_EXERCISE DESCRIPTION_
Write out each line of the listing as it stands, without the images.

[start of MATERIAL]

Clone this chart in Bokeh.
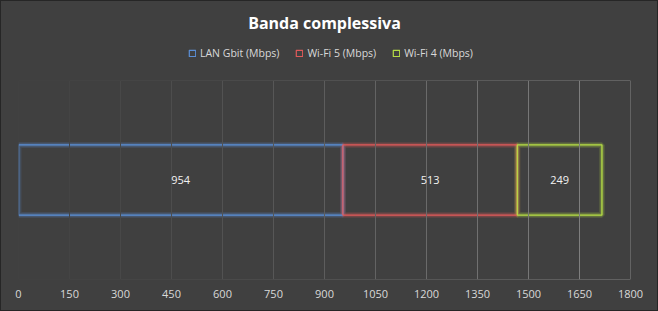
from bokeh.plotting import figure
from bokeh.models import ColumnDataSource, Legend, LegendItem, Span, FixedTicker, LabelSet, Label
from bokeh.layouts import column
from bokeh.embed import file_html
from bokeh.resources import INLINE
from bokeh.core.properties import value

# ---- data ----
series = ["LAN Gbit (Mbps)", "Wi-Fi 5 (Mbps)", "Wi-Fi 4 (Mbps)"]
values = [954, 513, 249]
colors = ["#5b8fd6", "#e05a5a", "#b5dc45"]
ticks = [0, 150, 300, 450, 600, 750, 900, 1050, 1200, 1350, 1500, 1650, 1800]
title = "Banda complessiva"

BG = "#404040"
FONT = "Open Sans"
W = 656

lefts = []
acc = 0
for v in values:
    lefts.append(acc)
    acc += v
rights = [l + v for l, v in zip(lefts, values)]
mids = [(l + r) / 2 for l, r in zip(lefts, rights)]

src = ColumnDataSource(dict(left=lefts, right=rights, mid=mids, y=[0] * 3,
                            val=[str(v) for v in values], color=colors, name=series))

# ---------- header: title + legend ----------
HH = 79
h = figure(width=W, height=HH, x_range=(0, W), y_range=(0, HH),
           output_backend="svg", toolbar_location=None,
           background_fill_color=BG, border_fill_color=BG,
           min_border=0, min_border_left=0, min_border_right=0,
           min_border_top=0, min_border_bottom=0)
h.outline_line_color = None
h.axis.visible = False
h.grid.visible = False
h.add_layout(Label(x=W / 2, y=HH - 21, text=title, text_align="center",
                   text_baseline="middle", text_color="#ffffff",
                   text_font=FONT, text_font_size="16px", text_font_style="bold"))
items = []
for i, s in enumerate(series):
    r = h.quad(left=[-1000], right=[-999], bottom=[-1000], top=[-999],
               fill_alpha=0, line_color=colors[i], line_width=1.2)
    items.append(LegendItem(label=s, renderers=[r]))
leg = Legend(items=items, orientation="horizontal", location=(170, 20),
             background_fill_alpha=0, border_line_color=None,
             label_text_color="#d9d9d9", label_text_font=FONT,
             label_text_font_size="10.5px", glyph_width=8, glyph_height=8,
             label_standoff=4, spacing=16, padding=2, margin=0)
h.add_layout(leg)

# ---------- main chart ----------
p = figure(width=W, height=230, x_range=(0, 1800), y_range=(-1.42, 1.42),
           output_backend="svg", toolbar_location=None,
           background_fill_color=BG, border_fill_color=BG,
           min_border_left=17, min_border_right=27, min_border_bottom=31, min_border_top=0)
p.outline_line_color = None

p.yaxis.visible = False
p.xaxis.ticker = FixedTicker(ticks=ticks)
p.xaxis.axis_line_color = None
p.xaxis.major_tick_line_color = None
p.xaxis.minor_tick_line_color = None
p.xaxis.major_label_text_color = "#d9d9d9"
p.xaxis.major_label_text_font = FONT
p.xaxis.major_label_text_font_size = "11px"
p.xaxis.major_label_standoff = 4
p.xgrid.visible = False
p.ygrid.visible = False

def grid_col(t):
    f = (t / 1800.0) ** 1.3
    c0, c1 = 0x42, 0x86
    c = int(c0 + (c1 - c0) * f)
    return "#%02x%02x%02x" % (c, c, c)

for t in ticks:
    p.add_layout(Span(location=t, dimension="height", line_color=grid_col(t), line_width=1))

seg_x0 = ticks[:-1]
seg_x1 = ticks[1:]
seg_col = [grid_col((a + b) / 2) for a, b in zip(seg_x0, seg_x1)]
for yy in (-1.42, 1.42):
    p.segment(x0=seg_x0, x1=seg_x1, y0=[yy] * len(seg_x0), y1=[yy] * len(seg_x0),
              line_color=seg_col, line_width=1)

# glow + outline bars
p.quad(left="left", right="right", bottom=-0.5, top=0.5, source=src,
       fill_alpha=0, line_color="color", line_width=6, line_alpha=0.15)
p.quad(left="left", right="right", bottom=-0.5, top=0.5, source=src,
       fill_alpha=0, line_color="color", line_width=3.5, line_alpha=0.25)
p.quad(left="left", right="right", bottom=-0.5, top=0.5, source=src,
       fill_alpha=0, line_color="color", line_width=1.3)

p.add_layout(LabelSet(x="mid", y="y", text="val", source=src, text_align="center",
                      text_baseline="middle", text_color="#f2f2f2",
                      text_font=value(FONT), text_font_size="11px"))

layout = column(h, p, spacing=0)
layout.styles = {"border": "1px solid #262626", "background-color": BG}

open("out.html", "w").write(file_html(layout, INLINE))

[end of MATERIAL]

_WRITTEN RESPONSE_
Clone this chart in Bokeh.
from bokeh.plotting import figure
from bokeh.models import ColumnDataSource, Legend, LegendItem, Span, FixedTicker, LabelSet, Label
from bokeh.layouts import column
from bokeh.embed import file_html
from bokeh.resources import INLINE
from bokeh.core.properties import value

# ---- data ----
series = ["LAN Gbit (Mbps)", "Wi-Fi 5 (Mbps)", "Wi-Fi 4 (Mbps)"]
values = [954, 513, 249]
colors = ["#5b8fd6", "#e05a5a", "#b5dc45"]
ticks = [0, 150, 300, 450, 600, 750, 900, 1050, 1200, 1350, 1500, 1650, 1800]
title = "Banda complessiva"

BG = "#404040"
FONT = "Open Sans"
W = 656

lefts = []
acc = 0
for v in values:
    lefts.append(acc)
    acc += v
rights = [l + v for l, v in zip(lefts, values)]
mids = [(l + r) / 2 for l, r in zip(lefts, rights)]

src = ColumnDataSource(dict(left=lefts, right=rights, mid=mids, y=[0] * 3,
                            val=[str(v) for v in values], color=colors, name=series))

# ---------- header: title + legend ----------
HH = 79
h = figure(width=W, height=HH, x_range=(0, W), y_range=(0, HH),
           output_backend="svg", toolbar_location=None,
           background_fill_color=BG, border_fill_color=BG,
           min_border=0, min_border_left=0, min_border_right=0,
           min_border_top=0, min_border_bottom=0)
h.outline_line_color = None
h.axis.visible = False
h.grid.visible = False
h.add_layout(Label(x=W / 2, y=HH - 21, text=title, text_align="center",
                   text_baseline="middle", text_color="#ffffff",
                   text_font=FONT, text_font_size="16px", text_font_style="bold"))
items = []
for i, s in enumerate(series):
    r = h.quad(left=[-1000], right=[-999], bottom=[-1000], top=[-999],
               fill_alpha=0, line_color=colors[i], line_width=1.2)
    items.append(LegendItem(label=s, renderers=[r]))
leg = Legend(items=items, orientation="horizontal", location=(170, 20),
             background_fill_alpha=0, border_line_color=None,
             label_text_color="#d9d9d9", label_text_font=FONT,
             label_text_font_size="10.5px", glyph_width=8, glyph_height=8,
             label_standoff=4, spacing=16, padding=2, margin=0)
h.add_layout(leg)

# ---------- main chart ----------
p = figure(width=W, height=230, x_range=(0, 1800), y_range=(-1.42, 1.42),
           output_backend="svg", toolbar_location=None,
           background_fill_color=BG, border_fill_color=BG,
           min_border_left=17, min_border_right=27, min_border_bottom=31, min_border_top=0)
p.outline_line_color = None

p.yaxis.visible = False
p.xaxis.ticker = FixedTicker(ticks=ticks)
p.xaxis.axis_line_color = None
p.xaxis.major_tick_line_color = None
p.xaxis.minor_tick_line_color = None
p.xaxis.major_label_text_color = "#d9d9d9"
p.xaxis.major_label_text_font = FONT
p.xaxis.major_label_text_font_size = "11px"
p.xaxis.major_label_standoff = 4
p.xgrid.visible = False
p.ygrid.visible = False

def grid_col(t):
    f = (t / 1800.0) ** 1.3
    c0, c1 = 0x42, 0x86
    c = int(c0 + (c1 - c0) * f)
    return "#%02x%02x%02x" % (c, c, c)

for t in ticks:
    p.add_layout(Span(location=t, dimension="height", line_color=grid_col(t), line_width=1))

seg_x0 = ticks[:-1]
seg_x1 = ticks[1:]
seg_col = [grid_col((a + b) / 2) for a, b in zip(seg_x0, seg_x1)]
for yy in (-1.42, 1.42):
    p.segment(x0=seg_x0, x1=seg_x1, y0=[yy] * len(seg_x0), y1=[yy] * len(seg_x0),
              line_color=seg_col, line_width=1)

# glow + outline bars
p.quad(left="left", right="right", bottom=-0.5, top=0.5, source=src,
       fill_alpha=0, line_color="color", line_width=6, line_alpha=0.15)
p.quad(left="left", right="right", bottom=-0.5, top=0.5, source=src,
       fill_alpha=0, line_color="color", line_width=3.5, line_alpha=0.25)
p.quad(left="left", right="right", bottom=-0.5, top=0.5, source=src,
       fill_alpha=0, line_color="color", line_width=1.3)

p.add_layout(LabelSet(x="mid", y="y", text="val", source=src, text_align="center",
                      text_baseline="middle", text_color="#f2f2f2",
                      text_font=value(FONT), text_font_size="11px"))

layout = column(h, p, spacing=0)
layout.styles = {"border": "1px solid #262626", "background-color": BG}

open("out.html", "w").write(file_html(layout, INLINE))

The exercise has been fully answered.